## Task brief
Each line from the start of the records below through the line that contains "ax = fig.add_axes([0.093, 0.183, 0.891, 0.769])" should be printed exactly. Pictures are omitted.

## Data section
[START]

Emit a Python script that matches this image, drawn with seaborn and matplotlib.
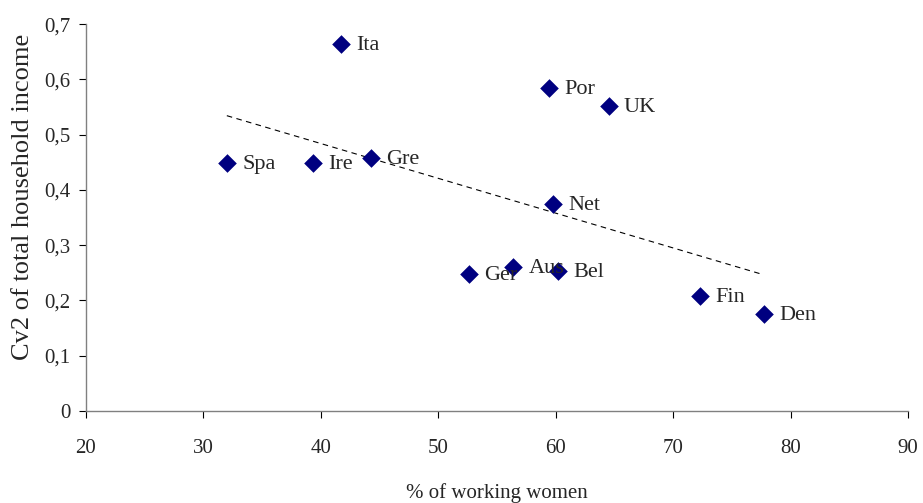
import matplotlib
matplotlib.use("Agg")
import matplotlib.pyplot as plt
import matplotlib.ticker as mticker
import seaborn as sns
import pandas as pd

# data
countries = ["Ita", "Por", "UK", "Spa", "Ire", "Gre", "Net", "Ger", "Aus", "Bel", "Fin", "Den"]
working_women = [41.7, 59.4, 64.5, 32.0, 39.3, 44.3, 59.8, 52.6, 56.4, 60.2, 72.3, 77.7]
cv2_income = [0.664, 0.585, 0.551, 0.449, 0.448, 0.458, 0.374, 0.247, 0.260, 0.253, 0.208, 0.175]

df = pd.DataFrame({"country": countries, "women": working_women, "cv2": cv2_income})

sns.set_style("ticks")
plt.rcParams["font.family"] = ["Liberation Serif", "DejaVu Serif"]
plt.rcParams.update({"font.size": 15})

fig = plt.figure(figsize=(9.23, 5.03), dpi=100)
ax = fig.add_axes([0.093, 0.183, 0.891, 0.769])

# trend line (OLS fit over the points)
sns.regplot(x="women", y="cv2", data=df, scatter=False, ci=None, ax=ax,
            line_kws={"color": "black", "lw": 0.8, "ls": (0, (5, 4))})

sns.scatterplot(x="women", y="cv2", data=df, marker="D", s=90, color="#000080",
                edgecolor="#000080", linewidth=0, ax=ax, zorder=3)

for _, row in df.iterrows():
    ax.annotate(row["country"], (row["women"], row["cv2"]), xytext=(11, -1),
                textcoords="offset points", va="center", ha="left", fontsize=16)

ax.set_xlim(20, 90)
ax.set_ylim(0, 0.7)
ax.set_xticks(range(20, 91, 10))
ax.set_yticks([i / 10 for i in range(8)])
ax.yaxis.set_major_formatter(mticker.FuncFormatter(lambda v, p: f"{v:.1f}".replace(".", ",") if v else "0"))

ax.set_xlabel("% of working women", fontsize=15, va="center")
ax.xaxis.set_label_coords(0.5, -0.212)
ax.set_ylabel("Cv2 of total household income", fontsize=19, va="center")
ax.yaxis.set_label_coords(-0.076, 0.554)

sns.despine(ax=ax)
for side in ["left", "bottom"]:
    ax.spines[side].set_color("#808080")
    ax.spines[side].set_linewidth(1)
ax.tick_params(axis="both", direction="out", length=5, color="#000000", width=0.8, labelsize=15)
ax.tick_params(axis="x", pad=15)
ax.tick_params(axis="y", pad=6)

plt.savefig("out.png", dpi=100)
plt.close()
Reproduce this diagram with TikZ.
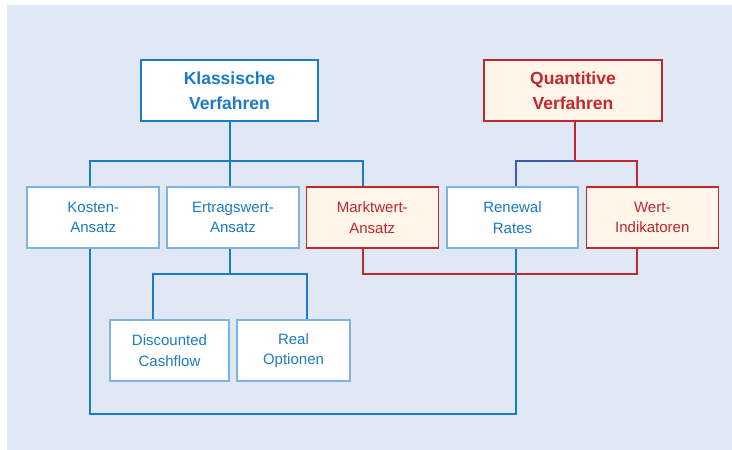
\documentclass[tikz,border=0pt]{standalone}
\usepackage{fontspec}
\setmainfont{Liberation Sans}
\definecolor{bg}{HTML}{E1E8F5}
\definecolor{cblue}{HTML}{1B7BC4}
\definecolor{lblue}{HTML}{80B3DE}
\definecolor{cred}{HTML}{C0272F}
\definecolor{cream}{HTML}{FFF5E8}
\definecolor{mixline}{HTML}{3A5FA8}
\begin{document}
\begin{tikzpicture}[x=1pt,y=-1pt,
  topblue/.style={draw=cblue,line width=2pt,fill=white,text=cblue,font=\fontsize{17.5}{24.5}\selectfont\bfseries,align=center,minimum width=177pt,minimum height=61pt,inner sep=0pt},
  topred/.style={draw=cred,line width=2pt,fill=cream,text=cred,font=\fontsize{17.5}{24.5}\selectfont\bfseries,align=center,minimum width=178pt,minimum height=61pt,inner sep=0pt},
  bluebox/.style={draw=lblue,line width=2pt,fill=white,text=cblue,font=\fontsize{15}{20.5}\selectfont,align=center,minimum height=61pt,inner sep=0pt},
  redbox/.style={draw=cred,line width=1.5pt,fill=cream,text=cred,font=\fontsize{15}{20.5}\selectfont,align=center,minimum height=61pt,inner sep=0pt},
  bline/.style={draw=cblue,line width=2pt},
  rline/.style={draw=cred,line width=2pt}
]
\useasboundingbox (0,0) rectangle (732,450);
\fill[bg] (7,5) rectangle (732,450);

\node[topblue] (klass) at (229.5,90.5) {Klassische\\Verfahren};
\node[topred] (quant) at (573,90.5) {Quantitive\\Verfahren};

\node[bluebox,minimum width=132pt] (kosten) at (93.3,217.5) {Kosten-\\Ansatz};
\node[bluebox,minimum width=132pt] (ertrag) at (233,217.5) {Ertragswert-\\Ansatz};
\node[redbox,minimum width=132pt] (markt) at (372.3,217.5) {Marktwert-\\Ansatz};
\node[bluebox,minimum width=131pt] (renewal) at (512.5,217.5) {Renewal\\Rates};
\node[redbox,minimum width=132pt] (wert) at (652.3,217.5) {Wert-\\Indikatoren};

\node[bluebox,minimum width=119pt] (disc) at (169.5,350.8) {Discounted\\Cashflow};
\node[bluebox,minimum width=113pt] (real) at (293.5,350.8) {Real\\Optionen};

\coordinate (xk) at (90,0);
\coordinate (xe) at (230,0);
\coordinate (xm) at (363,0);
\coordinate (xr) at (516,0);
\coordinate (xq) at (575,0);
\coordinate (xw) at (637,0);
\coordinate (xd) at (153.3,0);
\coordinate (xo) at (306.7,0);

% Klassische tree
\draw[bline] (klass.south -| xe) -- (xe |- 0,160.7) coordinate (kj);
\draw[bline,line join=miter] (kosten.north -| xk) |- (kj) -| (markt.north -| xm);
\draw[bline] (kj) -- (ertrag.north -| xe);
% Ertragswert subtree
\draw[bline] (ertrag.south -| xe) -- (xe |- 0,274.3) coordinate (ej);
\draw[bline] (disc.north -| xd) |- (ej) -| (real.north -| xo);
% Quantitive tree
\draw[rline] (quant.south -| xq) -- (xq |- 0,160.7) coordinate (qj);
\draw[draw=mixline,line width=2pt] (renewal.north -| xr) |- (qj);
\draw[rline] (qj) -| (wert.north -| xw);
% Red link Marktwert - Wert
\draw[rline] (markt.south -| xm) |- (xw |- 0,274) -- (wert.south -| xw);
% Blue loop Kosten - Renewal
\draw[bline] (kosten.south -| xk) |- (xr |- 0,414) -- (renewal.south -| xr);
\end{tikzpicture}
\end{document}
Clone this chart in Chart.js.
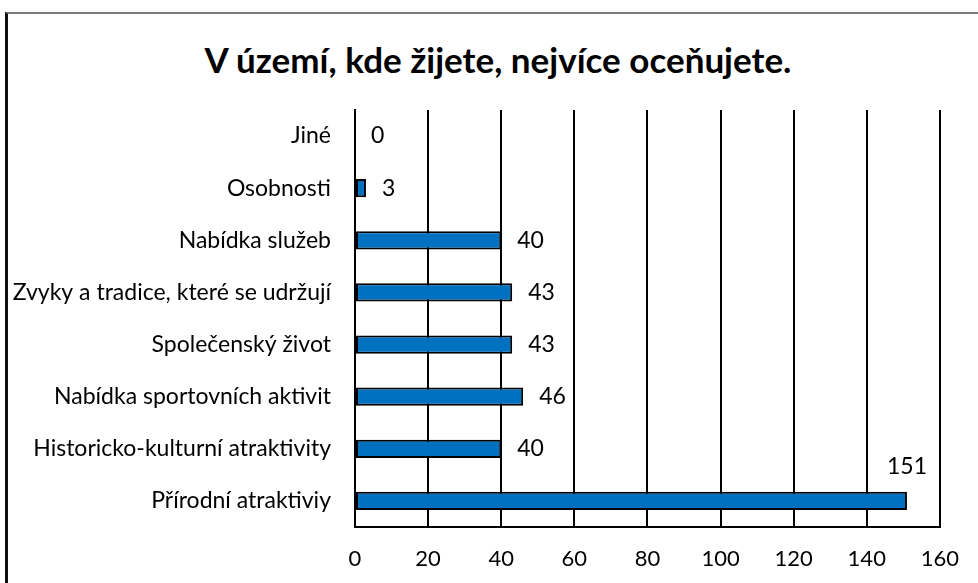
<!DOCTYPE html>
<html>
<head>
<meta charset="utf-8">
<script src="https://cdn.jsdelivr.net/npm/chart.js@4.4.0/dist/chart.umd.min.js"></script>
<style>
    html, body { margin: 0; padding: 0; background: #fff; }
    #wrap { position: relative; width: 978px; height: 583px; overflow: hidden; }
    #frame { position: absolute; left: 5px; top: 12px; width: 980px; height: 600px;
             border-top: 2px solid #7a7a7a; border-left: 3px solid #111; box-sizing: border-box; }
    #title { position: absolute; left: 18px; width: 960px; top: 38px; line-height: 40px;
             text-align: center; font: bold 35px Lato, 'Open Sans', sans-serif; color: #000; }
    canvas { position: absolute; left: 0; top: 0; }
</style>
</head>
<body>
<div id="wrap">
    <div id="frame"></div>
    <div id="title">V území, kde žijete, nejvíce oceňujete.</div>
    <canvas id="chart" width="978" height="583"></canvas>
</div>
<script>
    const categories = [
        "Jiné",
        "Osobnosti",
        "Nabídka služeb",
        "Zvyky a tradice, které se udržují",
        "Společenský život",
        "Nabídka sportovních aktivit",
        "Historicko-kulturní atraktivity",
        "Přírodní atraktiviy"
    ];
    const counts = [0, 3, 40, 43, 43, 46, 40, 151];
    const xTicks = [0, 20, 40, 60, 80, 100, 120, 140, 160];

    const FONT = "Lato, 'Open Sans', sans-serif";

    // value labels next to bar ends (above the bar if there's no room on the right)
    const valueLabels = {
        id: "valueLabels",
        afterDatasetsDraw(chart) {
            const ctx = chart.ctx;
            const meta = chart.getDatasetMeta(0);
            const area = chart.chartArea;
            ctx.save();
            ctx.font = "23px " + FONT;
            ctx.fillStyle = "#000";
            ctx.textBaseline = "middle";
            meta.data.forEach((bar, i) => {
                const txt = String(counts[i]);
                const w = ctx.measureText(txt).width;
                if (bar.x + 16 + w > area.right - 4) {
                    ctx.textAlign = "center";
                    ctx.fillText(txt, bar.x, bar.y - 34);
                } else {
                    ctx.textAlign = "left";
                    ctx.fillText(txt, bar.x + 16, bar.y);
                }
            });
            ctx.restore();
        }
    };

    new Chart(document.getElementById("chart"), {
        type: "bar",
        data: {
            labels: categories,
            datasets: [{
                data: counts,
                backgroundColor: "#0070C0",
                borderColor: "#000",
                borderWidth: 2,
                borderSkipped: false,
                barPercentage: 0.35,
                categoryPercentage: 1
            }]
        },
        options: {
            indexAxis: "y",
            responsive: false,
            animation: false,
            layout: { padding: { left: 0, right: 37, top: 110, bottom: 0 } },
            plugins: {
                legend: { display: false },
                tooltip: { enabled: false },
                title: { display: false }
            },
            scales: {
                x: {
                    min: 0,
                    max: 160,
                    afterBuildTicks: axis => { axis.ticks = xTicks.map(v => ({ value: v })); },
                    afterFit: axis => { axis.height = 56; },
                    grid: { color: "#000", lineWidth: 2, drawTicks: false },
                    border: { display: true, color: "#000", width: 2 },
                    ticks: { color: "#000", padding: 19, font: { family: FONT, size: 22 } }
                },
                y: {
                    afterFit: axis => { axis.width = 355; },
                    grid: { display: false, drawTicks: false },
                    border: { display: true, color: "#000", width: 2 },
                    ticks: { color: "#000", padding: 24, font: { family: FONT, size: 23 } }
                }
            }
        },
        plugins: [valueLabels]
    });
</script>
</body>
</html>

[END]

## Written answer
Emit a Python script that matches this image, drawn with seaborn and matplotlib.
import matplotlib
matplotlib.use("Agg")
import matplotlib.pyplot as plt
import matplotlib.ticker as mticker
import seaborn as sns
import pandas as pd

# data
countries = ["Ita", "Por", "UK", "Spa", "Ire", "Gre", "Net", "Ger", "Aus", "Bel", "Fin", "Den"]
working_women = [41.7, 59.4, 64.5, 32.0, 39.3, 44.3, 59.8, 52.6, 56.4, 60.2, 72.3, 77.7]
cv2_income = [0.664, 0.585, 0.551, 0.449, 0.448, 0.458, 0.374, 0.247, 0.260, 0.253, 0.208, 0.175]

df = pd.DataFrame({"country": countries, "women": working_women, "cv2": cv2_income})

sns.set_style("ticks")
plt.rcParams["font.family"] = ["Liberation Serif", "DejaVu Serif"]
plt.rcParams.update({"font.size": 15})

fig = plt.figure(figsize=(9.23, 5.03), dpi=100)
ax = fig.add_axes([0.093, 0.183, 0.891, 0.769])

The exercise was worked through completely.